The UK's Budget 2015, which was delivered to parliament yesterday, included good news for corporations, partnerships and limited liability partnerships.

Under the proposals, legislation will be introduced in the Summer Finance Bill 2015 to reduce the main rate of corporation tax for all non-ringfenced profits.

In the financial year 2017, the corporation tax rate will be reduced from 20 per cent to 19 per cent. It will then drop further to 18 per cent in 2020. In 2010, the corporation tax rate was 28 per cent.

Meanwhile, changes to how dividends are taxed as well as to corporate tax relief for business goodwill amortisation will level the playing field between partnerships and limited companies.

"The Chancellor has been clever in changing the tax regime for dividends," commented Louis Baker, head of professional practices at national accountancy firm Crowe Clark Whitehill.

"From 6 April 2016 it will be more expensive for high earners to take profit out through a company by way of dividend than earning the profit within a partnership.

"The Chancellor has looked to ensure there is not a tax incentive to convert a successful partnership into a company."

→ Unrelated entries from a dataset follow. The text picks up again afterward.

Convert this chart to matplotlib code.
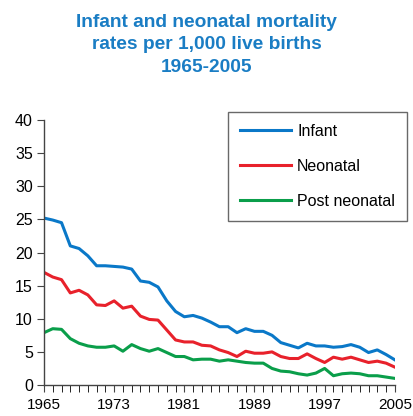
import matplotlib
matplotlib.use("Agg")
from matplotlib import pyplot as plt
import numpy as np

plt.rcParams['font.family'] = ['Liberation Sans', 'DejaVu Sans']

years = list(range(1965, 2006))
infant = [25.2, 24.9, 24.5, 21.0, 20.6, 19.5, 18.0, 18.0, 17.9, 17.8,
          17.5, 15.7, 15.5, 14.8, 12.7, 11.1, 10.3, 10.5, 10.1, 9.5,
          8.8, 8.8, 7.9, 8.5, 8.1, 8.1, 7.5, 6.4, 6.0, 5.6,
          6.3, 5.9, 5.9, 5.7, 5.8, 6.1, 5.7, 4.9, 5.3, 4.6, 3.8]
neonatal = [17.0, 16.3, 15.9, 13.9, 14.3, 13.6, 12.1, 12.0, 12.7, 11.6,
            11.9, 10.4, 9.9, 9.8, 8.3, 6.8, 6.5, 6.5, 6.0, 5.9,
            5.3, 4.9, 4.3, 5.1, 4.8, 4.8, 5.0, 4.3, 4.0, 4.0,
            4.7, 4.0, 3.4, 4.2, 3.9, 4.2, 3.8, 3.4, 3.6, 3.3, 2.7]
post_neonatal = [7.9, 8.5, 8.4, 7.0, 6.3, 5.9, 5.7, 5.7, 5.9, 5.1,
                 6.1, 5.5, 5.1, 5.5, 4.9, 4.3, 4.3, 3.8, 3.9, 3.9,
                 3.6, 3.8, 3.6, 3.4, 3.3, 3.3, 2.5, 2.1, 2.0, 1.7,
                 1.5, 1.8, 2.5, 1.4, 1.7, 1.8, 1.7, 1.4, 1.4, 1.2, 1.0]
labels = ['Infant', 'Neonatal', 'Post neonatal']
colors = ['#0a78c8', '#e8212b', '#0a9e4a']

fig = plt.figure(figsize=(4.13, 4.16), dpi=100)
ax = fig.add_axes([0.1065, 0.0745, 0.8495, 0.637])

for vals, lab, c in zip([infant, neonatal, post_neonatal], labels, colors):
    ax.plot(years, vals, color=c, lw=2.2, label=lab)

ax.set_xlim(1965, 2005)
ax.set_ylim(0, 40)
ax.set_yticks(np.arange(0, 41, 5))
ax.set_xticks(range(1965, 2006, 8))
ax.set_xticks(range(1965, 2006), minor=True)
ax.tick_params(axis='both', labelsize=11.5, color='#444444', direction='out')
ax.tick_params(axis='x', which='both', length=5, pad=4, labelsize=11)
ax.tick_params(axis='y', length=5, pad=3)
for s in ['top', 'right']:
    ax.spines[s].set_visible(False)
for s in ['left', 'bottom']:
    ax.spines[s].set_color('#444444')
    ax.spines[s].set_linewidth(1.0)

leg = ax.legend(loc='upper right', bbox_to_anchor=(407 / 413, 1 - 112 / 416),
                bbox_transform=fig.transFigure, borderaxespad=0, fontsize=11.5,
                frameon=True, fancybox=False, edgecolor='#444444', handlelength=3.2,
                labelspacing=1.25, borderpad=0.75, handletextpad=0.4)
leg.get_frame().set_linewidth(1.0)

fig.text(0.5, 1 - 14 / 416, 'Infant and neonatal mortality\nrates per 1,000 live births\n1965-2005',
         ha='center', va='top', fontsize=13.8, fontweight='bold', color='#1a7dc4',
         linespacing=1.42)

fig.savefig('out.png', dpi=100)
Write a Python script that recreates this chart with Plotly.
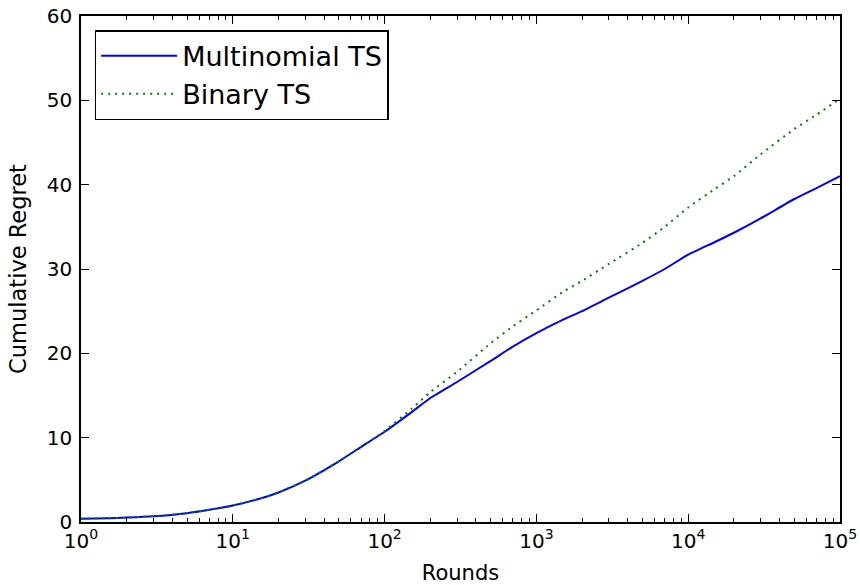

The government has also restricted the corporation tax relief a company may obtain for the cost of goodwill (the reputation and customer relationships associated with a business). This will affect all acquisitions and disposals on or after 8 July 2015.

"This means there will be a level playing field again for partnerships/LLPs looking to expand by acquisition by removing the tax benefits that companies exclusively enjoyed in getting a tax break on their acquisitions," said Baker.

Another important change in the Budget is a permanent increase to the annual investment allowance (AIA) by businesses investing more than £25,000 in plant and machinery.

The maximum amount of the AIA was temporarily increased from April 2014 until 31 December 2015 after which it would have returned to £25,000.

From January 2016, the permanent level of the AIA will increase from £25,000 to £200,000. Legislation will be introduced in Summer Finance Bill 2015 to set the new permanent level.